Así como los ejércitos en tiempos de guerra, las organizaciones políticas conciben, planifican y ejecutan organizada y secuencialmente todo tipo de operaciones psicosociales para debilitar y derrotar al enemigo.
A nadie se le escapa que cada sociedad moldea su visión del mundo conforme a ciertas ideas que echan raíces en el tiempo. Tampoco desconocemos que afrontamos una guerra ideológica que comprende la economía, la política, la cultura, la religión, la educación y todo aquello que cimenta el sistema que nos garantiza libertades.
Esta embestida sin pausas ni fronteras busca subvertir el régimen de libertades estableciendo una muy oscura y luenga noche henchida de uniformidades y de construcciones sociales. Por doquier se alude a que esta ‘nueva’ guerra tiene un autor intelectual. Es cierto. Antonio Gramsci, nacido en Ales y fundador del Partido Comunista de Italia en 1921, escribió libros y cuadernos.
Siendo marxista, discrepó de Karl Marx sobre cómo alcanzar el comunismo. Marx consideraba que las fuerzas materiales de la producción –vale decir, la estructura económica– generaban la superestructura imperante, conformada por la religión, las leyes, la cultura, el arte, el folclor, la educación y las relaciones de poder del sistema; o sea, el sistema político vigente, principalmente.
En cambio, Gramsci postuló que cambiar las relaciones económicas no era lo que permitiría arribar al comunismo.
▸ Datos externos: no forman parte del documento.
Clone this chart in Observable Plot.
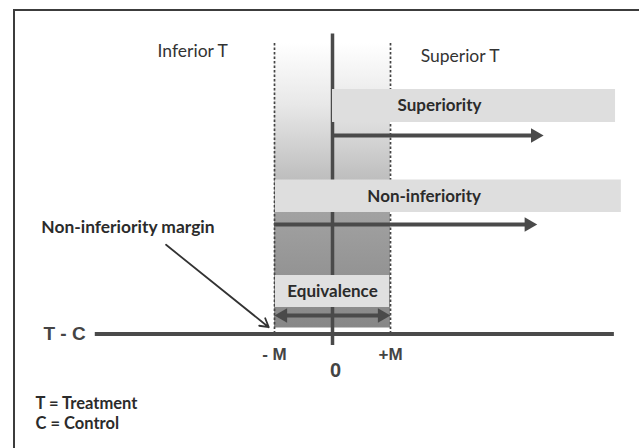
<!DOCTYPE html>
<html><head><meta charset="utf-8">
<script src="https://cdn.jsdelivr.net/npm/d3@7"></script>
<script src="https://cdn.jsdelivr.net/npm/@observablehq/plot@0.6"></script>
<style>
body{margin:0;background:#fff;}
#wrap{position:relative;width:639px;height:448px;overflow:hidden;}
#frame{position:absolute;left:12.5px;top:9.3px;width:700px;height:500px;border-top:2px solid #3c3c3c;border-left:2px solid #3c3c3c;pointer-events:none;}
</style></head><body><div id="wrap"><div id="chart"></div><div id="frame"></div></div>
<script>
// Conceptual axis: T - C difference, with margins -M = -1, 0, +M = 1
const axisExtent = [-4.09, 4.86];
const zeroLineExtent = [-1.15, 30];
const marginLineExtent = [0, 29.1];
const tickLabels = ["- M", "0", "+M"];
const tickValues = [-1, 0, 1];

// Test regions (bars with labels) and their arrows
const tests = ["Superiority", "Non-inferiority", "Equivalence"];
const barStart = [0, -1, -1];
const barEnd = [4.88, 4.98, 1];
const barLow = [21.15, 12.15, 2.65];
const barHigh = [24.45, 15.4, 5.85];
const labelX = [1.845, 1.58, 0];
const arrowStart = [0, -1, -1];
const arrowEnd = [3.64, 3.53, 1];
const arrowLevel = [19.85, 10.95, 1.85];
const doubleHeaded = [false, false, true];

// Shaded margin band segments
const bandLow = [15.3, 0.6];
const bandHigh = [29.1, 15.3];
const bandShade = ["url(#bandTop)", "url(#bandBottom)"];

// Region labels
const regionLabels = ["Inferior T", "Superior T"];
const regionX = [-2.41, 2.2];
const regionY = [28.3, 27.8];

// Annotation
const marginNote = "Non-inferiority margin";
const marginNotePos = {x: -5.02, y: 10.65};
const marginArrow = {x1: -2.87, y1: 8.92, x2: -1.1, y2: 0.68};

const axisName = "T - C";
const axisNameX = -4.62;
const keyLines = ["T = Treatment", "C = Control"];
const keyY = [-7.0, -8.98];
const keyX = -5.12;

const bars = tests.map((t, i) => ({t, x1: barStart[i], x2: barEnd[i], y1: barLow[i], y2: barHigh[i], lx: labelX[i], ly: (barLow[i] + barHigh[i]) / 2}));
const arrows = tests.map((t, i) => ({t, x1: arrowStart[i], x2: arrowEnd[i], y: arrowLevel[i], dbl: doubleHeaded[i]}));
const band = bandLow.map((v, i) => ({y1: v, y2: bandHigh[i], fill: bandShade[i]}));
const ticks = tickValues.map((x, i) => ({x, label: tickLabels[i]}));
const regions = regionLabels.map((l, i) => ({l, x: regionX[i], y: regionY[i]}));
const keys = keyLines.map((l, i) => ({l, y: keyY[i]}));

const humanist = "Lato, 'Open Sans', sans-serif";
const boldSans = "'Liberation Sans', Arial, sans-serif";
const lineColor = "#4a4a4a";

const defs = () => {
  const d = d3.create("svg:defs");
  const g1 = d.append("linearGradient").attr("id", "bandTop").attr("x1", 0).attr("y1", 0).attr("x2", 0).attr("y2", 1);
  g1.append("stop").attr("offset", 0).attr("stop-color", "#ffffff");
  g1.append("stop").attr("offset", 0.45).attr("stop-color", "#e8e8e8");
  g1.append("stop").attr("offset", 1).attr("stop-color", "#bdbdbd");
  const g2 = d.append("linearGradient").attr("id", "bandBottom").attr("x1", 0).attr("y1", 0).attr("x2", 0).attr("y2", 1);
  g2.append("stop").attr("offset", 0).attr("stop-color", "#a9a9a9");
  g2.append("stop").attr("offset", 1).attr("stop-color", "#878787");
  return d.node();
};

const single = arrows.filter(a => !a.dbl);
const dbl = arrows.filter(a => a.dbl);

const chart = Plot.plot({
  width: 639,
  height: 448,
  margin: 0,
  x: {domain: [-1, 1], range: [274, 390], axis: null},
  y: {domain: [0, 30], range: [333.5, 33.5], axis: null},
  marks: [
    defs,
    Plot.rect(band, {x1: -1, x2: 1, y1: "y1", y2: "y2", fill: "fill"}),
    Plot.ruleX([0], {y1: zeroLineExtent[0], y2: zeroLineExtent[1], stroke: lineColor, strokeWidth: 3.5}),
    Plot.ruleX(tickValues.filter(v => v !== 0), {y1: marginLineExtent[0], y2: marginLineExtent[1], stroke: "#444", strokeWidth: 1.7, strokeDasharray: "2.5,2"}),
    Plot.rect(bars.filter(b => b.x1 === 0), {x1: "x1", x2: "x2", y1: "y1", y2: "y2", fill: "#dedede"}),
    Plot.rect(bars.filter(b => b.x1 !== 0 && b.x2 > 1), {x1: "x1", x2: "x2", y1: "y1", y2: "y2", fill: "#dedede", insetLeft: 1}),
    Plot.rect(bars.filter(b => b.x2 <= 1), {x1: "x1", x2: "x2", y1: "y1", y2: "y2", fill: "#e0e0e0", insetLeft: 1, insetRight: 1}),
    Plot.text(bars, {x: "lx", y: "ly", text: "t", fontFamily: humanist, fontWeight: "bold", fontSize: 17, fill: "#2b2b2b"}),
    Plot.ruleY([0], {x1: axisExtent[0], x2: axisExtent[1], stroke: lineColor, strokeWidth: 4}),
    Plot.ruleY(single, {x1: "x1", x2: "x2", y: "y", stroke: lineColor, strokeWidth: 4, insetRight: 9}),
    Plot.ruleY(dbl, {x1: "x1", x2: "x2", y: "y", stroke: lineColor, strokeWidth: 4, insetLeft: 9, insetRight: 9}),
    Plot.dot(arrows, {x: "x2", y: "y", symbol: "triangle", r: 5.4, rotate: 90, dx: -8.4, fill: lineColor}),
    Plot.dot(dbl, {x: "x1", y: "y", symbol: "triangle", r: 5.4, rotate: -90, dx: 8.4, fill: lineColor}),
    Plot.text(regions, {x: "x", y: "y", text: "l", fontFamily: humanist, fontSize: 17.5, fill: "#333"}),
    Plot.text([marginNote], {x: marginNotePos.x, y: marginNotePos.y, text: d => d, textAnchor: "start", fontFamily: humanist, fontWeight: "bold", fontSize: 17.4, fill: "#2b2b2b"}),
    Plot.arrow([marginArrow], {x1: "x1", y1: "y1", x2: "x2", y2: "y2", stroke: "#333", strokeWidth: 1.8, headLength: 8}),
    Plot.text([axisName], {x: axisNameX, y: 0, text: d => d, fontFamily: boldSans, fontWeight: "bold", fontSize: 19, fill: "#444"}),
    Plot.text(ticks.filter(t => t.x !== 0), {x: "x", y: -2.05, text: "label", fontFamily: boldSans, fontWeight: "bold", fontSize: 17, fill: "#444"}),
    Plot.text(ticks.filter(t => t.x === 0), {x: "x", y: -3.65, text: "label", dx: 3, fontFamily: boldSans, fontWeight: "bold", fontSize: 20, fill: "#444"}),
    Plot.text(keys, {x: keyX, y: "y", text: "l", textAnchor: "start", fontFamily: humanist, fontWeight: "bold", fontSize: 16.5, fill: "#2b2b2b"})
  ]
});
document.getElementById("chart").appendChild(chart);
</script>
</body></html>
Más bien, sostuvo que los valores prevalecientes en una sociedad –entiéndase aquellos que alimentaban la religión, las leyes, la cultura, el folclor, la moral y hasta los periódicos– eran parte de la superestructura existente y que no debían percibirse como naturales o inamovibles; por el contrario, había que socavarlos y sustituirlos por los nuevos valores comunistas.
Así, el pensamiento gramsciano plantea una ingeniería psicosocial de largo aliento, en la que toda la axiología –escala de valores– de los dos sistemas más vinculados al individuo –la educación y la religión, principalmente– debían ser objeto de implacable penetración.
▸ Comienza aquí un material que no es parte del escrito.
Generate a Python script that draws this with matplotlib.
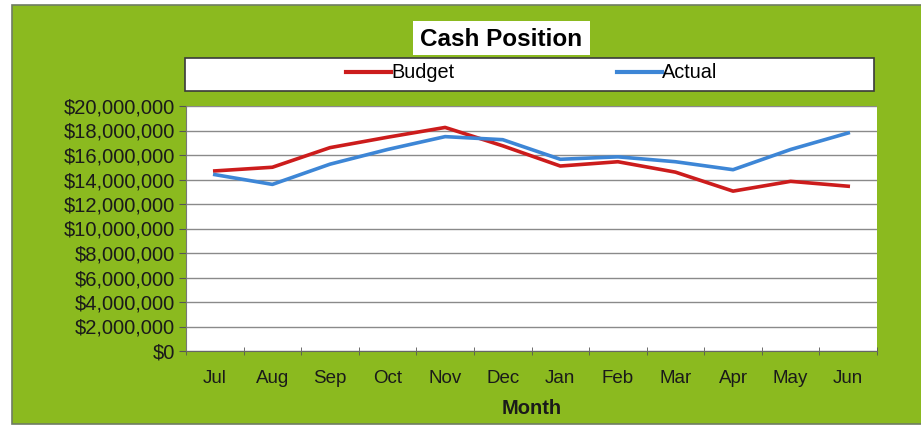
import matplotlib.pyplot as plt
from matplotlib.patches import Rectangle
from matplotlib.ticker import FuncFormatter, MultipleLocator
from matplotlib.lines import Line2D

months = ["Jul", "Aug", "Sep", "Oct", "Nov", "Dec",
          "Jan", "Feb", "Mar", "Apr", "May", "Jun"]
budget = [14.7, 15.0, 16.6, 17.45, 18.25, 16.75, 15.1, 15.45, 14.6, 13.05, 13.85, 13.45]
actual = [14.4, 13.6, 15.25, 16.45, 17.5, 17.25, 15.65, 15.85, 15.45, 14.8, 16.45, 17.8]
budget = [v * 1e6 for v in budget]
actual = [v * 1e6 for v in actual]

W, H = 921, 433
GREEN = "#8bba1f"
RED = "#cc1c1c"
BLUE = "#3d86d6"

plt.rcParams["font.family"] = ["Liberation Sans", "DejaVu Sans"]

fig = plt.figure(figsize=(W / 100, H / 100), dpi=100, facecolor="white")


def box(x0, y0, x1, y1, **kw):
    # pixel box (top-left origin) -> figure fraction rectangle
    r = Rectangle((x0 / W, 1 - y1 / H), (x1 - x0) / W, (y1 - y0) / H,
                  transform=fig.transFigure, **kw)
    fig.add_artist(r)
    return r


# green panel (runs off the right edge)
box(12, 5, 930, 424, facecolor=GREEN, edgecolor="#6f7d62", linewidth=1.2, zorder=0)
# title box
box(413, 21, 590, 55, facecolor="white", edgecolor="none", zorder=1)
fig.text(501.5 / W, 1 - 39 / H, "Cash Position", ha="center", va="center",
         fontsize=17.5, fontweight="bold", color="black", zorder=2)
# legend box
box(185, 58, 874, 91, facecolor="white", edgecolor="#3a3a3a", linewidth=1.2, zorder=1)

ax = fig.add_axes([186 / W, 1 - 351 / H, (877 - 186) / W, (351 - 106) / H])
ax.set_facecolor("white")
x = list(range(len(months)))
ax.plot(x, budget, color=RED, linewidth=2.6, label="Budget", zorder=3)
ax.plot(x, actual, color=BLUE, linewidth=2.6, label="Actual", zorder=3)

ax.set_xlim(-0.5, len(months) - 0.5)
ax.set_ylim(0, 20e6)
ax.yaxis.set_major_locator(MultipleLocator(2e6))
ax.yaxis.set_major_formatter(FuncFormatter(lambda v, p: "${:,.0f}".format(v)))
ax.grid(axis="y", color="#8a8a8a", linewidth=1.0)
ax.set_axisbelow(True)

ax.set_xticks(x)
ax.set_xticklabels(months)
ax.set_xticks([i - 0.5 for i in range(len(months) + 1)], minor=True)
ax.tick_params(axis="x", which="major", length=0, pad=14, labelsize=13.5, labelcolor="#1a1a1a")
ax.tick_params(axis="x", which="minor", length=6, direction="inout", color="#555555")
ax.tick_params(axis="y", length=5, color="#555555", labelsize=14.5, labelcolor="#1a1a1a", pad=3)

for s in ["top", "right"]:
    ax.spines[s].set_visible(False)
ax.spines["left"].set_color("#777777")
ax.spines["bottom"].set_color("#666666")

ax.set_xlabel("Month", fontsize=14.5, fontweight="bold", color="#1a1a1a", labelpad=8)

handles = [Line2D([], [], color=RED, linewidth=3), Line2D([], [], color=BLUE, linewidth=3)]
fig.legend(handles, ["Budget", "Actual"], loc="center",
           bbox_to_anchor=(532 / W, 1 - 73 / H), ncol=2, frameon=False,
           fontsize=14.3, handlelength=2.26, handletextpad=0.0, columnspacing=8.2)

fig.savefig("out.png", dpi=100, facecolor="white")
En ese predicamento estratégico gramsciano, la nueva educación debe cocinarse a fuego lento, de forma imperceptible, para transformar al educando sin que la sociedad se percate al punto de que, cuando habiendo cambiado el mundo de las ideas y las nuevas ideas sean las del mundo, la resistencia sea mínima y la nueva realidad, la normalidad.
Entendiendo que la Iglesia Católica era el principal bastión de resistencia al comunismo, las nuevas ideas y valores debían penetrar sus entrañas para engendrar una suerte de nueva religión debilitada en sus fundamentos más existenciales.
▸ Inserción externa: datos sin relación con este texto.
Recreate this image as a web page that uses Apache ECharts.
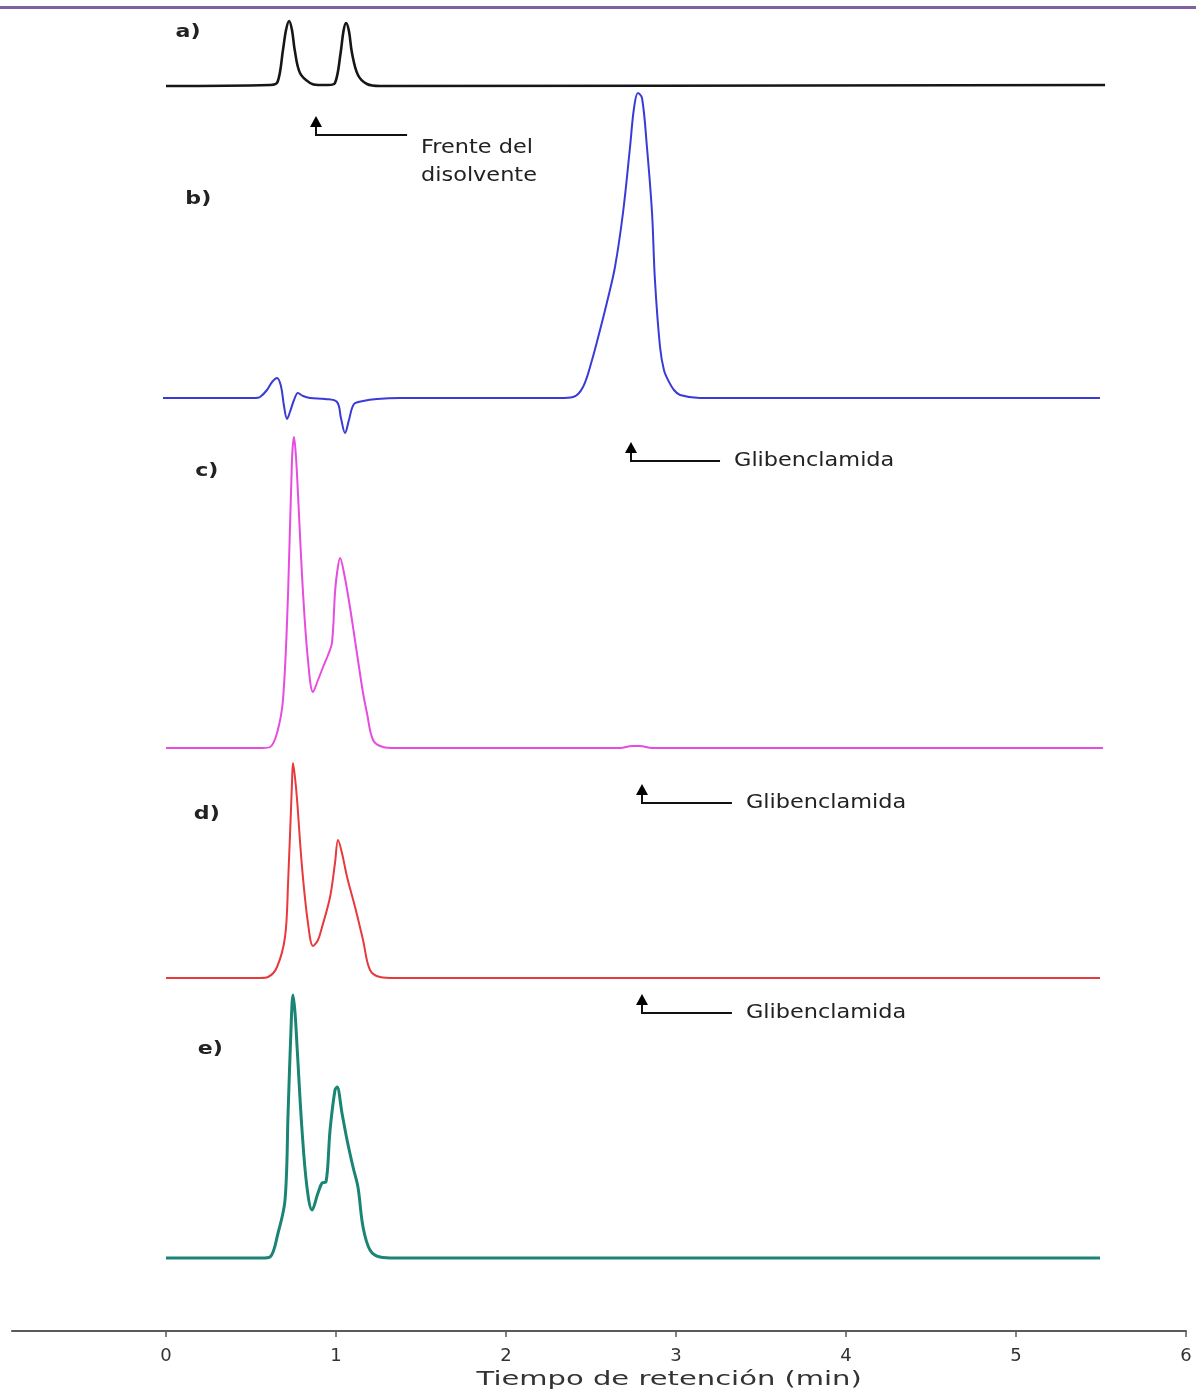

Acorde con su interpretación histórica eurocéntrica, Gramsci argumentó que debemos alcanzar nuestra felicidad aquí y no en el más allá. Así, previa corrupción de la moral societaria y modeladas todas las esferas de los nuevos individuos, la nueva hegemonía laica sería total, como la de la Iglesia Católica en la Edad Media.
A cuatro años de fundado el Partido Comunista de Italia, el dictador Mussolini lo declaró ilegal –junto con todos los partidos de oposición– en 1926. Gramsci fue encarcelado ese mismo año y trasladado por mala salud a una clínica en 1935, en la que permanecía con restricciones. En 1937 le concedieron la libertad, muriendo pocos días después, sin llevarse a su tumba su gen totalitario. La posta fue tomada por organismos de inteligencia marxista, por intérpretes laicos y de sotana, por partidos y movimientos políticos a los que, en 1990, se sumó la orquesta del Foro de Sao Paulo.
Gramsci, autor muy lector, posiblemente recordó al caballo de Troya, aquel inmenso equino rodante de madera usado como artilugio por los aqueos para ingresar engañosamente a la fortificada ciudad y destruirla desde adentro.
Desde hace mucho tiempo observo un tropel de caballos cabalgados por jinetes comunistas esparciendo semillas de odio y atropellando valores libertarios. ¿O es que afiebrado tan solo alucino con obsesión? ¿Seré yo?